The results confirm a fundamental trade-off under the ABM: higher equity exposure raises median and upper-tail adequacy (RR) and sustainability (RER) metrics, but also magnifies downside risks due to volatile investment returns. Because ABM reduces benefits until solvency is restored, protracted weak markets at higher SW can lock the system into persistent benefit cuts, depressing RR and delaying recovery of RER. Conversely, too little risk-taking (SW=0%) largely avoids deep negative tails but almost certainly leads to low RR locked at a reduced level due to insufficient returns. Thus, moderate risk-taking (roughly SW 25–50%, and sometimes up to 75% depending on valuation horizon) balances risk and return for joint RR–RER goals. Joint VaR/CVaR analyses show that ABM’s path-dependent termination amplifies non-linearities; RR and RER risks need to be managed together, not in isolation. Dynamic stock-weight rules can be useful policy levers: portfolio insurance helps contain downside risk (limiting probabilities of negative RER and improving VaR/CVaR), while contrarian tilts can enhance medians but at a risk cost. Policymakers may also contemplate temporary borrowing (negative RER) that is effectively repaid as ABM reduces benefits. Given the government’s RR target of 50% is rarely met at the median under the modeled assumptions, meeting adequacy goals may require explicit policy choices (e.g., contribution changes outside current ABM, or acceptance of higher investment risk with risk controls).

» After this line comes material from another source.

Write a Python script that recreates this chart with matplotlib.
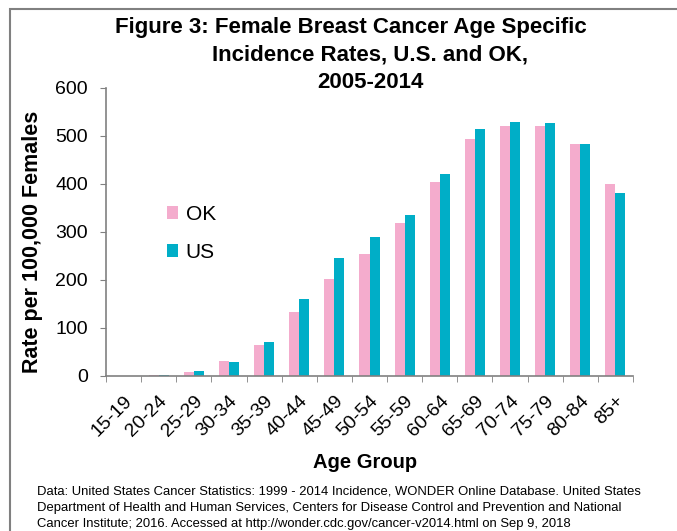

Using the official Japanese actuarial simulation framework with stochastic macro and market inputs, the study shows that both benefit adequacy (RR) and sustainability (RER) bear significant downside risk under the ABM. Extreme equity risk-taking increases tail risk of depleted reserves and persistent benefit reductions, while zero-risk strategies lock in low RR. Moderate stock weights generally provide the best balance between risk and return across horizons. Portfolio insurance rules can reduce downside risk in RR and RER relative to a constant mix at the cost of lower medians; contrarian rules raise medians but worsen tails. The government faces non-negligible contingent obligations when reserves are depleted, though ABM-induced benefit cuts moderate cashflow burdens. Future research should optimize SW dynamically under multi-objective criteria (joint RR–RER risk/return), incorporate default risk for JGBs, explore alternative assets and broader allocation mixes (domestic vs foreign), allow for time-varying volatilities and mean reversion, and evaluate policy tools beyond SW (e.g., contributions, retirement age) within legal constraints.

Key limitations include: (1) No modeling of Japanese sovereign default risk despite large JGB holdings; (2) Only the medium variant of population projections is used; (3) Investment universe restricted to four traditional asset classes, excluding alternatives; (4) Normality assumption for stochastic variables with means set by government scenarios and constant volatilities/correlations (except robustness), potentially understating tail dynamics; (5) Investment returns modeled as random walks (no mean reversion or regime shifts), possibly affecting evaluation of dynamic strategies; (6) ABM rules are applied as in law, with discrete evaluation of dynamic SW rules (every 20 years), so portfolio insurance floors may not hold each year; (7) Government policy parameters other than SW (contribution rate, retirement age, indexation rules) are fixed; (8) Some results are sensitive to return volatility levels and domestic/foreign splits, suggesting model risk.